Given task:
Reproduce the material in full, exactly as written.

◆ ◆ ◆ ◆ ◆ ◆ ◆

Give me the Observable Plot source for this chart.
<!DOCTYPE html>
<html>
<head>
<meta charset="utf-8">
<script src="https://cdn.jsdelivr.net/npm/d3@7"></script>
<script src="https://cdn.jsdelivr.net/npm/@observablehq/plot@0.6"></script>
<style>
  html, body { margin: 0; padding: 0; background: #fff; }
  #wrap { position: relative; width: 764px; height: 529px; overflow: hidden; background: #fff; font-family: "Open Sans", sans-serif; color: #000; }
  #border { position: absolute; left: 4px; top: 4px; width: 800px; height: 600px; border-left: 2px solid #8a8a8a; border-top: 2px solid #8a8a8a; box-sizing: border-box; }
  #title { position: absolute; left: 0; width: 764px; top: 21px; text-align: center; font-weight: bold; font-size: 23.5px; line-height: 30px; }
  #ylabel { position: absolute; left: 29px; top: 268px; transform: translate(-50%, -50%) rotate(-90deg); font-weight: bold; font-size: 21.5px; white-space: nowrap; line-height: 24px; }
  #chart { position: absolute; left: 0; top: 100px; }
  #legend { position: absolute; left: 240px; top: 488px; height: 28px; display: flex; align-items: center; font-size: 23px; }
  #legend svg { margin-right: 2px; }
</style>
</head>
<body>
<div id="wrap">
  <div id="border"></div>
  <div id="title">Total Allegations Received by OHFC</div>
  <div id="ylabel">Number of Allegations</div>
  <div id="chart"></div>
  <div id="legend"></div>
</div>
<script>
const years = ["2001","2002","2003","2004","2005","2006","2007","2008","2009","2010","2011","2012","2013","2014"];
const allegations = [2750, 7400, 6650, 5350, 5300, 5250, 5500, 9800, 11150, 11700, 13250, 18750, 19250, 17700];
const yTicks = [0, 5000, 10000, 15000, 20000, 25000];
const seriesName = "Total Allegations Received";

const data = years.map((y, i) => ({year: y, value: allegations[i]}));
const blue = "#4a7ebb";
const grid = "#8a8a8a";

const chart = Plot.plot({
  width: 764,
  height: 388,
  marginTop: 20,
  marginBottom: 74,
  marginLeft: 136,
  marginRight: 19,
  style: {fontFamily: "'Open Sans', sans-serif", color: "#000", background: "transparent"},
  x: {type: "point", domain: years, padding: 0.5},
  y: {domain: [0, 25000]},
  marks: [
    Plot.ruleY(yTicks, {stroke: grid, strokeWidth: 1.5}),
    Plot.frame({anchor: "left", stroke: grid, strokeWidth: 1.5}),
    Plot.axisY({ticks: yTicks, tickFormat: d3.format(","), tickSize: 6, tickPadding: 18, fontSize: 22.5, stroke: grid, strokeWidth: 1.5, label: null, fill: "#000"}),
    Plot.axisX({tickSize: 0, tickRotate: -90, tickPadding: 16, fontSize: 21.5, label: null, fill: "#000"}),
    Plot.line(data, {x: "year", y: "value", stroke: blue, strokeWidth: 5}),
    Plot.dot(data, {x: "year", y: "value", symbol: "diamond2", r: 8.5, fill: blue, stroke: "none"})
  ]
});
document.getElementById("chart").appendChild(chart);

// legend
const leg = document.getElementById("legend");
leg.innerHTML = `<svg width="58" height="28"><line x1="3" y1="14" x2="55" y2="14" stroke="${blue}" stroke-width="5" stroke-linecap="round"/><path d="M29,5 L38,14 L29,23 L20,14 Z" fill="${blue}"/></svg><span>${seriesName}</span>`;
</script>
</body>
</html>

◆ ◆ ◆ ◆ ◆ ◆ ◆

Response for this exercise:
Give me the Observable Plot source for this chart.
<!DOCTYPE html>
<html>
<head>
<meta charset="utf-8">
<script src="https://cdn.jsdelivr.net/npm/d3@7"></script>
<script src="https://cdn.jsdelivr.net/npm/@observablehq/plot@0.6"></script>
<style>
  html, body { margin: 0; padding: 0; background: #fff; }
  #wrap { position: relative; width: 764px; height: 529px; overflow: hidden; background: #fff; font-family: "Open Sans", sans-serif; color: #000; }
  #border { position: absolute; left: 4px; top: 4px; width: 800px; height: 600px; border-left: 2px solid #8a8a8a; border-top: 2px solid #8a8a8a; box-sizing: border-box; }
  #title { position: absolute; left: 0; width: 764px; top: 21px; text-align: center; font-weight: bold; font-size: 23.5px; line-height: 30px; }
  #ylabel { position: absolute; left: 29px; top: 268px; transform: translate(-50%, -50%) rotate(-90deg); font-weight: bold; font-size: 21.5px; white-space: nowrap; line-height: 24px; }
  #chart { position: absolute; left: 0; top: 100px; }
  #legend { position: absolute; left: 240px; top: 488px; height: 28px; display: flex; align-items: center; font-size: 23px; }
  #legend svg { margin-right: 2px; }
</style>
</head>
<body>
<div id="wrap">
  <div id="border"></div>
  <div id="title">Total Allegations Received by OHFC</div>
  <div id="ylabel">Number of Allegations</div>
  <div id="chart"></div>
  <div id="legend"></div>
</div>
<script>
const years = ["2001","2002","2003","2004","2005","2006","2007","2008","2009","2010","2011","2012","2013","2014"];
const allegations = [2750, 7400, 6650, 5350, 5300, 5250, 5500, 9800, 11150, 11700, 13250, 18750, 19250, 17700];
const yTicks = [0, 5000, 10000, 15000, 20000, 25000];
const seriesName = "Total Allegations Received";

const data = years.map((y, i) => ({year: y, value: allegations[i]}));
const blue = "#4a7ebb";
const grid = "#8a8a8a";

const chart = Plot.plot({
  width: 764,
  height: 388,
  marginTop: 20,
  marginBottom: 74,
  marginLeft: 136,
  marginRight: 19,
  style: {fontFamily: "'Open Sans', sans-serif", color: "#000", background: "transparent"},
  x: {type: "point", domain: years, padding: 0.5},
  y: {domain: [0, 25000]},
  marks: [
    Plot.ruleY(yTicks, {stroke: grid, strokeWidth: 1.5}),
    Plot.frame({anchor: "left", stroke: grid, strokeWidth: 1.5}),
    Plot.axisY({ticks: yTicks, tickFormat: d3.format(","), tickSize: 6, tickPadding: 18, fontSize: 22.5, stroke: grid, strokeWidth: 1.5, label: null, fill: "#000"}),
    Plot.axisX({tickSize: 0, tickRotate: -90, tickPadding: 16, fontSize: 21.5, label: null, fill: "#000"}),
    Plot.line(data, {x: "year", y: "value", stroke: blue, strokeWidth: 5}),
    Plot.dot(data, {x: "year", y: "value", symbol: "diamond2", r: 8.5, fill: blue, stroke: "none"})
  ]
});
document.getElementById("chart").appendChild(chart);

// legend
const leg = document.getElementById("legend");
leg.innerHTML = `<svg width="58" height="28"><line x1="3" y1="14" x2="55" y2="14" stroke="${blue}" stroke-width="5" stroke-linecap="round"/><path d="M29,5 L38,14 L29,23 L20,14 Z" fill="${blue}"/></svg><span>${seriesName}</span>`;
</script>
</body>
</html>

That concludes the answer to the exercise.